Can you provide more information about what you were running and what your setup is when you encounter this message?

 

In particular:

  • Which provider do you use?
  • What is your setup in terms of number of server nodes, servers per node, number of client nodes and clients per node?
  • What application are you running on client?
  • If you can provide server-side logs during the failure it would also help.
  • Server yaml file that you use would also be helpful

 

Thanks,

~~Alex.

 

 

From: daos@daos.groups.io <daos@daos.groups.io> On Behalf Of Wu Huijun
Sent: Saturday, June 6, 2020 1:49 AM
To: daos@daos.groups.io
Subject: [daos] bugs in crt_context.c

 

Hi all, 

 

We are currently playing with the code on GitHub master (cloned on June 4). 

 

We frequently received an error triggered in crt_context.c. It is saying that ctx_id 0 (status:0x38) timed out, tgt rank 3, tag1. Followed by another sentence saying aborting to group daos_server...

 

After we saw these errors, the clients seem to get stuck and no more data is written.

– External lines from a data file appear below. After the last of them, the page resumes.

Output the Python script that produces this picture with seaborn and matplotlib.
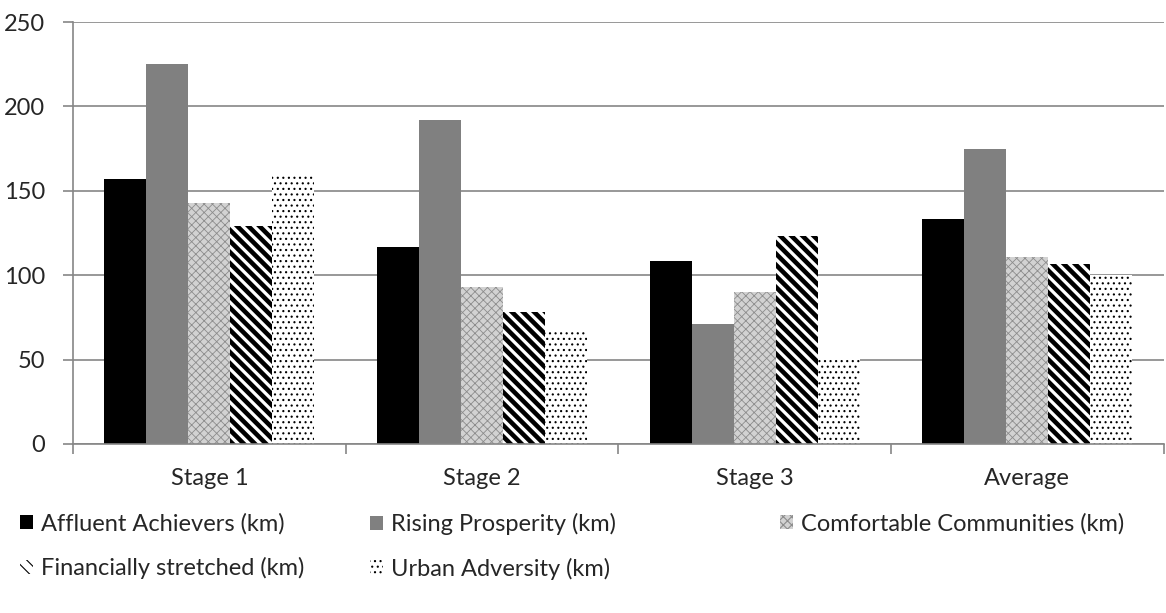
import matplotlib
matplotlib.use("Agg")
import matplotlib.pyplot as plt
import matplotlib.patches as mpatches
import seaborn as sns
import pandas as pd

# --- DATA ---
stages = ["Stage 1", "Stage 2", "Stage 3", "Average"]
groups = ["Affluent Achievers (km)", "Rising Prosperity (km)", "Comfortable Communities (km)",
          "Financially stretched (km)", "Urban Adversity (km)"]
affluent = [157, 117, 108.5, 133]
rising = [225, 192, 71, 175]
comfortable = [143, 93, 90, 111]
stretched = [129, 78, 123, 106.5]
urban = [159, 67.5, 51.5, 100]
y_ticks = [0, 50, 100, 150, 200, 250]

series = [affluent, rising, comfortable, stretched, urban]
rows = []
for g, vals in zip(groups, series):
    for s, v in zip(stages, vals):
        rows.append({"stage": s, "group": g, "km": v})
df = pd.DataFrame(rows)

# --- STYLE ---
sns.set_style("white")
plt.rcParams["font.family"] = ["Lato", "DejaVu Sans"]
plt.rcParams["hatch.linewidth"] = 0.8
FS = 17

faces = ["#000000", "#808080", "#d2d2d2", "#ffffff", "#ffffff"]
hatch_cols = ["#000000", "#808080", "#8c8c8c", "#000000", "#000000"]
hatches = [None, None, "xxxx", "\\\\\\", "..."]
hatch_lw = [0.8, 0.8, 0.6, 3.3, 0.8]

fig = plt.figure(figsize=(11.66, 6.13), dpi=100)
ax = fig.add_axes([0.0626, 0.2757, 0.9354, 0.6884])

sns.barplot(data=df, x="stage", y="km", hue="group", hue_order=groups, order=stages,
            palette=faces, width=0.77, gap=0, saturation=1, legend=False, ax=ax)

for i, cont in enumerate(ax.containers):
    for p in cont:
        p.set_facecolor(faces[i])
        p.set_edgecolor(hatch_cols[i])
        p.set_linewidth(0)
        if hatches[i]:
            p.set_hatch(hatches[i])
            if hasattr(p, "set_hatch_linewidth"):
                p.set_hatch_linewidth(hatch_lw[i])

# --- AXES ---
ax.set_ylim(0, 250)
ax.set_xlim(-0.5, 3.5)
ax.set_yticks(y_ticks)
ax.yaxis.grid(True, color="#868686", linewidth=1.2)
ax.set_axisbelow(True)
ax.set_xlabel("")
ax.set_ylabel("")
for side in ["top", "right"]:
    ax.spines[side].set_visible(False)
for side in ["left", "bottom"]:
    ax.spines[side].set_color("#868686")
    ax.spines[side].set_linewidth(1.2)

ax.set_xticks([-0.5, 0.5, 1.5, 2.5, 3.5], minor=True)
ax.tick_params(axis="x", which="major", length=0, pad=17, labelsize=FS)
ax.tick_params(axis="x", which="minor", length=7, color="#868686", width=1.2, direction="out")
ax.tick_params(axis="y", length=7, color="#868686", width=1.2, direction="out", labelsize=FS, pad=13)
ax.tick_params(bottom=True, left=True, which="both")

# --- LEGEND (row-major, fixed columns like the original) ---
handles = []
for i in range(len(groups)):
    h = mpatches.Patch(facecolor=faces[i], edgecolor=hatch_cols[i], linewidth=0,
                       hatch=hatches[i], label=groups[i])
    if hatches[i] and hasattr(h, "set_hatch_linewidth"):
        h.set_hatch_linewidth(hatch_lw[i] * 0.6)
    handles.append(h)

col_x = [0.017, 0.317, 0.669]
col_items = [[0, 3], [1, 4], [2]]
for x, items in zip(col_x, col_items):
    fig.legend([handles[k] for k in items], [groups[k] for k in items],
               loc="upper left", bbox_to_anchor=(x, 0.163), frameon=False,
               fontsize=FS, handlelength=0.55, handleheight=0.55,
               handletextpad=0.35, labelspacing=0.95, borderaxespad=0, borderpad=0)

fig.savefig("out.png", dpi=100)
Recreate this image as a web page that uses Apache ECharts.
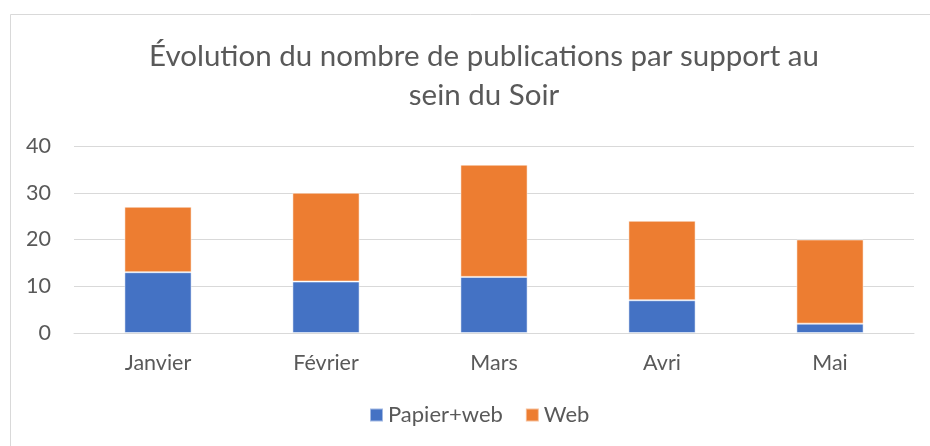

Any ideas about this?

 

Cheers,

Hector


Wu Huijun
 

Hi all, 

We are currently playing with the code on GitHub master (cloned on June 4). 

We frequently received an error triggered in crt_context.c. It is saying that ctx_id 0 (status:0x38) timed out, tgt rank 3, tag1. Followed by another sentence saying aborting to group daos_server...

After we saw these errors, the clients seem to get stuck and no more data is written. Any ideas about this?

Cheers,
Hector